NB|AZ® makes strides to engage with Hispanic firms
Setting its sights on a growing and prospering Latino business community in Arizona, National Bank of Arizona continues to unlock exciting expansion opportunities for Hispanic business owners in the community. The bank is bolstering its commitment to the Latino market by building relationships with local Hispanic companies and creating new consumer and commercial loan opportunities for their needs.
“I think this is the beginning of an important and ideally long-term relationship,” says Marcos Garay, EVP, Director of Strategic Development, who recently joined NB|AZ to support new business development in diverse communities. “The Latino business community has already taken off and it’s a sophisticated community. It is a community that knows itself, knows what it wants, is hardworking and loyal. Those qualities coupled with the right approach and cultural understanding and the best service that we can deliver makes this an exciting and timely opportunity.”
Garay sees a bright future ahead for the Latino business community and the bank’s role in providing products and services to help foster growth in the market. According to the Hispanic Chamber of Commerce, Latino-owned businesses have doubled in the last decade in Arizona, making Hispanic entrepreneurs the fastest growing small business sector in the state. There are now an estimated 123,000 Latino-owned companies in Arizona.

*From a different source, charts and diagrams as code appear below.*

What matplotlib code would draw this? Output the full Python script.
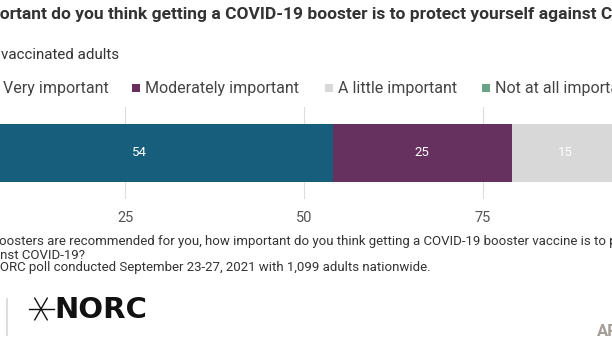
import matplotlib.pyplot as plt
from matplotlib.lines import Line2D
from matplotlib.patches import Rectangle
import numpy as np

# data
categories = ['Very important', 'Moderately important', 'A little important', 'Not at all important']
values = [54, 25, 15, 6]
colors = ['#175e7d', '#66305f', '#d8d8d8', '#6aa287']
ticks = [0, 25, 50, 75, 100]
tick_labels = ['0', '25', '50', '75', '100']

title = 'How important do you think getting a COVID-19 booster is to protect yourself against COVID-19?'
subtitle = 'Among vaccinated adults'
note1 = 'Question: If boosters are recommended for you, how important do you think getting a COVID-19 booster vaccine is to protect yourself'
note2 = 'against COVID-19?'
source = 'Source: AP-NORC poll conducted September 23-27, 2021 with 1,099 adults nationwide.'

W, H = 612, 347
plt.rcParams['font.family'] = ['Roboto', 'DejaVu Sans']

fig = plt.figure(figsize=(W / 100, H / 100), dpi=100)
renderer = fig.canvas.get_renderer()


def fx(px):
    return px / W


def fy(py):
    return 1 - py / H


def text_width(s, **kw):
    t = fig.text(0, 0, s, **kw)
    w = t.get_window_extent(renderer).width
    t.remove()
    return w


def cut_text(visible_x, y, s, prefix, **kw):
    # place text so that the part after `prefix` starts at visible_x
    first = s[len(prefix):].split(' ')[0]
    off = text_width(prefix + first, **kw) - text_width(first, **kw)
    fig.text(fx(visible_x - off), fy(y), s, va='center', ha='left', **kw)


# main bar axes: 0 at x=-54px, 100 at x=662px
ax = fig.add_axes([fx(-54), fy(199), 716 / W, 92 / H])
left = 0
for cat, v, c in zip(categories, values, colors):
    ax.barh(0, v, left=left, height=0.63, color=c, zorder=2)
    ax.text(left + v / 2, 0, str(v), ha='center', va='center', color='white',
            fontsize=9.5, zorder=3)
    left += v
ax.set_xlim(0, 100)
ax.set_ylim(-0.5, 0.5)
for t in ticks:
    ax.axvline(t, color='#dddddd', lw=0.8, zorder=1)
ax.set_xticks(ticks)
ax.set_xticklabels(tick_labels)
ax.set_yticks([])
ax.tick_params(axis='x', length=0, pad=9, labelsize=10.5, labelcolor='#555555')
for s in ax.spines.values():
    s.set_visible(False)
ax.patch.set_visible(False)

# titles and notes
cut_text(0, 14, title, 'How imp', fontsize=12.5, fontweight='bold', color='#333333')
cut_text(1, 55, subtitle, 'Among ', fontsize=10.9, color='#333333')
cut_text(-1, 241, note1, 'Question: If b', fontsize=9.5, color='#333333')
cut_text(0, 255, note2, 'agai', fontsize=9.5, color='#333333')
cut_text(0, 268, source, 'Source: AP-N', fontsize=9.5, color='#333333')

# legend
leg_text_x = [3, 145, 338, 495]
for cat, c, tx in zip(categories, colors, leg_text_x):
    sq = 7.5
    fig.add_artist(Rectangle((fx(tx - 13), fy(88 + sq / 2)), sq / W, sq / H,
                             transform=fig.transFigure, color=c, lw=0))
    fig.text(fx(tx), fy(88), cat, va='center', ha='left', fontsize=11.5, color='#444444')

# logo
fig.add_artist(Line2D([fx(7), fx(7)], [fy(299), fy(335)], transform=fig.transFigure,
                      color='#dddddd', lw=1.5))
cx, cy, r = 41, 309, 12.5
for ang in [0, 60, 120]:
    a = np.deg2rad(ang)
    fig.add_artist(Line2D([fx(cx - r * np.cos(a)), fx(cx + r * np.cos(a))],
                          [fy(cy - r * np.sin(a)), fy(cy + r * np.sin(a))],
                          transform=fig.transFigure, color='#111111', lw=1.0))
fig.text(fx(54), fy(310), 'NORC', va='center', ha='left', fontsize=21,
         fontweight='bold', family=['DejaVu Sans'], color='#111111')
fig.text(fx(597), fy(332), 'AP', va='center', ha='left', fontsize=12,
         fontweight='bold', color='#a59e94')

fig.savefig('out.png', dpi=100)
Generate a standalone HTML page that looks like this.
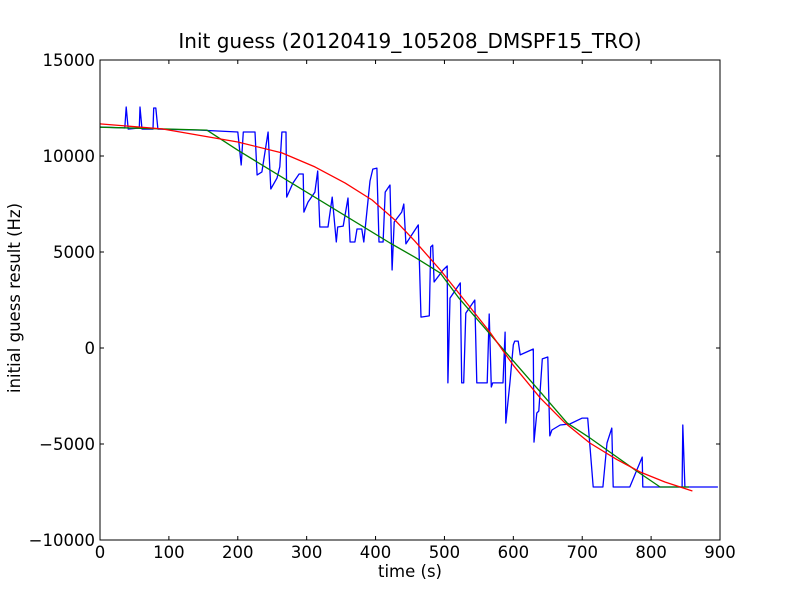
<!DOCTYPE html>
<html><head><meta charset="utf-8"><style>
html,body{margin:0;padding:0;background:#fff;}
svg{display:block;font-family:"DejaVu Sans","Liberation Sans",sans-serif;}
</style></head><body>
<svg id="chart" width="800" height="600" viewBox="0 0 800 600">
<rect width="800" height="600" fill="#fff"/>
<text x="410" y="48" font-size="20" text-anchor="middle">Init guess (20120419_105208_DMSPF15_TRO)</text>
<text x="410" y="577" font-size="16.5" text-anchor="middle">time (s)</text>
<text transform="translate(20,298) rotate(-90)" font-size="16.5" text-anchor="middle">initial guess result (Hz)</text>
<g id="series"></g>
<g id="axes"></g>
</svg>
<script>
const xTicks=[0,100,200,300,400,500,600,700,800,900];
const yTicks=[-10000,-5000,0,5000,10000,15000];
const yTickLabels=["\u221210000","\u22125000","0","5000","10000","15000"];
const blueT=[0,36,38,41,57,58,61,77,78,81,84,145,200,205,208,225,228,235,244,248,257,261,264,270,271,280,289,295,296,302,312,316,319,331,337,343,345,353,360,363,370,373,380,383,392,396,402,405,411,414,421,424,427,438,441,444,462,466,478,480,483,485,498,504,505,508,523,525,528,531,544,547,562,565,568,570,585,588,589,595,600,602,607,610,629,630,634,637,642,650,653,656,668,682,700,708,716,730,736,743,745,769,787,788,845,846,849,890,897];
const blueV=[11510,11460,12550,11400,11460,12550,11400,11400,12500,12500,11400,11350,11250,9530,11250,11250,9010,9170,11250,8280,8850,9430,11250,11250,7860,8590,9060,9060,7080,7600,8120,9220,6300,6300,7860,5520,6300,6350,7810,5520,5520,6200,6200,5520,8700,9320,9370,5520,5520,8120,8490,4060,6560,7080,7500,5420,6410,1610,1670,5260,5360,3440,4060,4270,-1820,2600,3390,-1820,-1820,1820,2500,-1820,-1820,1770,-2030,-1820,-1820,830,-3910,-1820,160,360,360,-360,-50,-4900,-3390,-3280,-570,-470,-4580,-4270,-4010,-3960,-3650,-3650,-7240,-7240,-4950,-4170,-7240,-7240,-5680,-7240,-7240,-4010,-7240,-7240,-7240];
const greenT=[0,155,200,421,457,494,521,586,637,678,709,781,813,855];
const greenV=[11500,11350,10300,5470,4730,3900,2600,-100,-2200,-3900,-4630,-6460,-7240,-7240];
const redT=[0,90,200,264,312,356,395,428,457,494,530,566,600,639,675,711,750,784,820,860];
const redV=[11670,11410,10730,10160,9430,8590,7710,6670,5570,4060,2450,830,-900,-2600,-3900,-4950,-5800,-6460,-6980,-7450];
const X0=100,X1=720,Y0=540,Y1=60;
const xs=t=>X0+(t-0)/(900-0)*(X1-X0);
const ys=v=>Y0-(v-(-10000))/(15000-(-10000))*(Y0-Y1);
const NS="http://www.w3.org/2000/svg";
const sg=document.getElementById('series'), ag=document.getElementById('axes');
function line(T,V,color,name){
  const p=document.createElementNS(NS,'polyline');
  p.setAttribute('points',T.map((t,i)=>xs(t).toFixed(1)+','+ys(V[i]).toFixed(1)).join(' '));
  p.setAttribute('fill','none');p.setAttribute('stroke',color);p.setAttribute('stroke-width','1.3');
  p.setAttribute('stroke-linejoin','round');
  
  
  sg.appendChild(p);
}
line(blueT,blueV,'#0000ff','measured-series-line');
line(greenT,greenV,'#008000','fit-series-line');
line(redT,redV,'#ff0000','model-series-line');
const frame=document.createElementNS(NS,'rect');
frame.setAttribute('x',X0);frame.setAttribute('y',Y1);frame.setAttribute('width',X1-X0);frame.setAttribute('height',Y0-Y1);
frame.setAttribute('fill','none');frame.setAttribute('stroke','#000');frame.setAttribute('stroke-width','1');


ag.appendChild(frame);
function tick(x1,y1,x2,y2){const l=document.createElementNS(NS,'line');l.setAttribute('x1',x1);l.setAttribute('y1',y1);l.setAttribute('x2',x2);l.setAttribute('y2',y2);l.setAttribute('stroke','#000');


ag.appendChild(l);}
xTicks.forEach(t=>{const x=xs(t);tick(x,Y0,x,Y0-4);tick(x,Y1,x,Y1+4);
 const tx=document.createElementNS(NS,'text');tx.setAttribute('x',x);tx.setAttribute('y',Y0+18);tx.setAttribute('font-size','16.5');tx.setAttribute('text-anchor','middle');tx.textContent=t;
 
 
 ag.appendChild(tx);});
yTicks.forEach((v,i)=>{const y=ys(v);tick(X0,y,X0+4,y);tick(X1,y,X1-4,y);
 const tx=document.createElementNS(NS,'text');tx.setAttribute('x',X0-5);tx.setAttribute('y',y+6);tx.setAttribute('font-size','16.5');tx.setAttribute('text-anchor','end');tx.textContent=yTickLabels[i];
 
 
 ag.appendChild(tx);});
</script>
</body></html>
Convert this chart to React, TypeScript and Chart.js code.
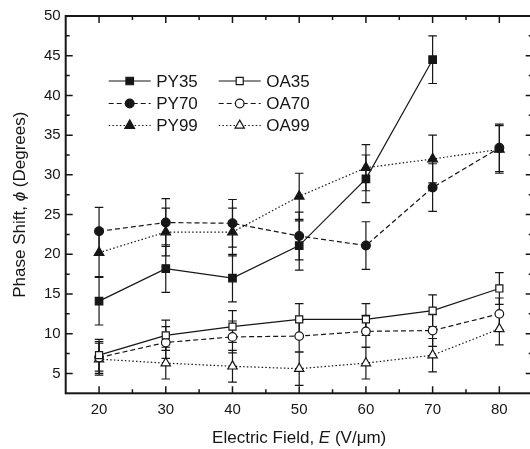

“The time is right,” says Garay. “The Hispanic market has come into its own. At NB|AZ, we have the people, the products the delivery channels and all the resources and tools to be able to focus more on these businesses. In turn, we’ll be able to expand the scope and breadth of the bank’s footprint in the marketplace.”
Garay looks forward to developing strong, sustainable relationships with local Latino-owned businesses by providing services to meet their needs.
“One of the areas that are key to the growth of the Hispanic market is small- and medium-sized businesses and that is one of our core strengths,” says Garay.
Of course, he says, the push to engage the Hispanic market is also about understanding and embracing a cultural identity that extends beyond banking products and services.
“It comes down to understanding one another; it is about building a relationship,” Garay says. “In a nutshell, it’s about culture and, in my 30 years of banking, that’s always been the case. I’m passionate about connecting with the Latino market because building bridges is what I’ve done throughout my professional life.”